Germany, arguably one of the most climate-forward nations in the world, took the emphasis on sustainability a step further in its successful bid to host the 2024 UEFA European Football Championship. The governing body has outlined 14 initiatives that the tournament will promote, including the introduction of sustainable long-distance travel for fans, the creation of the German Sports Climate Fund “to make the funding available and promote ecological behavior” by local clubs, and the uptake of renewable energy.


While these green solutions have often originated across the Atlantic, more and more North A merican teams are beginning to prioritize environmentally friendly models. The four major sports leagues have each adopted some sort of green initiative and partnered with the Green Sports Alliance, a group that focuses on advancing “social and environmental responsibility using the influence of sports.” But the greatest strides are coming from individual teams. The Philadelphia Eagles offset their carbon emissions from air travel by planting trees in Pennsylvania and for a wildlife refuge in Louisiana. The Cleveland Guardians not only have a recycling program that diverts 25 percent of waste from the landfill, but they became the first team to have a wind turbine power part of their facility. The Red Sox have outfitted Fenway with a solar array that produces nearly 40 percent of the needed electrical energy.

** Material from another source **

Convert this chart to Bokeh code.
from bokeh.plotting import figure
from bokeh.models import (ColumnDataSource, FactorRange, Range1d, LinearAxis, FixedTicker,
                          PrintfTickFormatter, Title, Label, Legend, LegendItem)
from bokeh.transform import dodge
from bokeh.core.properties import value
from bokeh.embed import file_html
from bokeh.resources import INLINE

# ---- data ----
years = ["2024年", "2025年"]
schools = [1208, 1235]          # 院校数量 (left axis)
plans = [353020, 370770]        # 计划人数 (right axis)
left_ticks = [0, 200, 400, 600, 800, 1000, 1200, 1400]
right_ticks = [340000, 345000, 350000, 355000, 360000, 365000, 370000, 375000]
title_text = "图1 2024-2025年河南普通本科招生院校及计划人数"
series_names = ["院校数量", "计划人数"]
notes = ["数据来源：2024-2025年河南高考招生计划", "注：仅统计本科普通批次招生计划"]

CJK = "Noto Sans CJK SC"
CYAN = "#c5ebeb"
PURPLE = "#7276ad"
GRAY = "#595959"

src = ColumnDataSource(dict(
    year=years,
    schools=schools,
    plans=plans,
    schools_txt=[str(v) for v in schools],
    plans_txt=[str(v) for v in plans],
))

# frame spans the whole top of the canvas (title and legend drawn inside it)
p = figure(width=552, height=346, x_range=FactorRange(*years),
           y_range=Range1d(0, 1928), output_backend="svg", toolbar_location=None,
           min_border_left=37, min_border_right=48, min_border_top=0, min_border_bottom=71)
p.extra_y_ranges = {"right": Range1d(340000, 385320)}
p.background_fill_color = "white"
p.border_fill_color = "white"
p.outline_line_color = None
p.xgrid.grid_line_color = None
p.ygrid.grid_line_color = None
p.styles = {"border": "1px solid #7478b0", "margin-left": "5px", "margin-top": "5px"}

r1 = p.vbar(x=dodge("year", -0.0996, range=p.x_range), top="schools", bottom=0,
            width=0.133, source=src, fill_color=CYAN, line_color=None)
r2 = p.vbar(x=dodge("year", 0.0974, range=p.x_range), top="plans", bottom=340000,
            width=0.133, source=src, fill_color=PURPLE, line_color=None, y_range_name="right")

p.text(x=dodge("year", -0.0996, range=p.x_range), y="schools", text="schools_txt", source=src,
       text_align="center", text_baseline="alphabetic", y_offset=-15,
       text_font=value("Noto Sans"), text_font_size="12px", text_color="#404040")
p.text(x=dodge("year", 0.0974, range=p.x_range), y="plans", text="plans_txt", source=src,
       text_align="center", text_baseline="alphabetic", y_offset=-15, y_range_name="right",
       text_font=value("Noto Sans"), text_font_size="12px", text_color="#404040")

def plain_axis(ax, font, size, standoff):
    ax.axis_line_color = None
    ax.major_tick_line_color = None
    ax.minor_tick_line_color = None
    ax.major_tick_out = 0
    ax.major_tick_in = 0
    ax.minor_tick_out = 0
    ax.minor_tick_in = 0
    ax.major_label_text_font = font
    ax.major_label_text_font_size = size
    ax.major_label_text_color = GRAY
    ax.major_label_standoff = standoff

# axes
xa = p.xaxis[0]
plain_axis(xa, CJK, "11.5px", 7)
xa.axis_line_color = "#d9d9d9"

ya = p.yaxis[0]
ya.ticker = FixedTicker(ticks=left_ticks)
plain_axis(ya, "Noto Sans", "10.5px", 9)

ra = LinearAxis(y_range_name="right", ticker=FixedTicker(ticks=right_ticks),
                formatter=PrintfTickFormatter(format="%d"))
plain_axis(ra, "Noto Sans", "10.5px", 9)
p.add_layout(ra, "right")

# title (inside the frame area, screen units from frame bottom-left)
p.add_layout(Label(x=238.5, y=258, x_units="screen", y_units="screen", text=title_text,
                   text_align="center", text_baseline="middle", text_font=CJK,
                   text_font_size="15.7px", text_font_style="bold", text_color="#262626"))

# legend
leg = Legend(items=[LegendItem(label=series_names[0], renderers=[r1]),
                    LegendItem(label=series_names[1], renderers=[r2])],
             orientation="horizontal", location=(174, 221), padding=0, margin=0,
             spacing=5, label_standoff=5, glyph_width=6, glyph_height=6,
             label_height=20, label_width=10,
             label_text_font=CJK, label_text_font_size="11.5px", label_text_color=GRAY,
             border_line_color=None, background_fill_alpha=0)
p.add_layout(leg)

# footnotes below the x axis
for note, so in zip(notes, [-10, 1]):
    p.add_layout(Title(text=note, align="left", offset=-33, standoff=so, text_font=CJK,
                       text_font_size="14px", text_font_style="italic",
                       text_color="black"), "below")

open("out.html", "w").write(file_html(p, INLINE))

The City of Seattle has supported its sports teams in driving eco-conscious competition. Seattle Sounders FC became the first professional soccer team in North America to go entirely carbon-neutral, driven by “the immense responsibility we have as environmental stewards,” according to owner Adrian Hanauer. For more than a decade, the Seattle Mariners have led MLB in sustainability efforts through hosting the first carbon-neutral game in 2008, installing the first LED stadium lights in 2014, and generating almost entirely recyclable products. Most recently, the construction of Climate Pledge A rena, which houses the WNBA’s Seattle Storm and the NHL’s newly formed Seattle Kraken, has provided a template to revolutionize the design of sports venues. The 740,000-square-foot space was designed with three goals, according to its architecture firm Populous: “to create the most sustainable arena in the world, to responsibly revitalize a historic landmark and to cultivate the ultimate fan experience.” Powered entirely by electric and solar energy, the arena will be the first to earn a net-zero carbon certification, meaning all energy use and emissions will be offset. To create an innovative “rain-to-rink” system for the Kraken, rainwater is captured, filtered, and used to resurface the ice for the hockey rink. Other initiatives underway at the Climate Pledge Arena include its integration into existing public transport networks, the preservation of green space for community members, and a focus on creating zero waste consumption by 2024.


Of course, the climate crisis is only going to worsen, and professional sports must continue to advance their initiatives. So what other sustainability initiatives are on the horizon? Some teams
are opting for entirely vegan menus and locally sourced food; others are creating ‘climate’ tickets that grant access to public transport and contribute to sustainability programs for a small premium. The sports world will continue to look towards creating solutions. As Scott Jenkins, a cofounder of Green Sports Alliance, told The New York Times: “We have an urgent need to act and business as usual is not going to cut it. The challenge is, how do we get others to follow?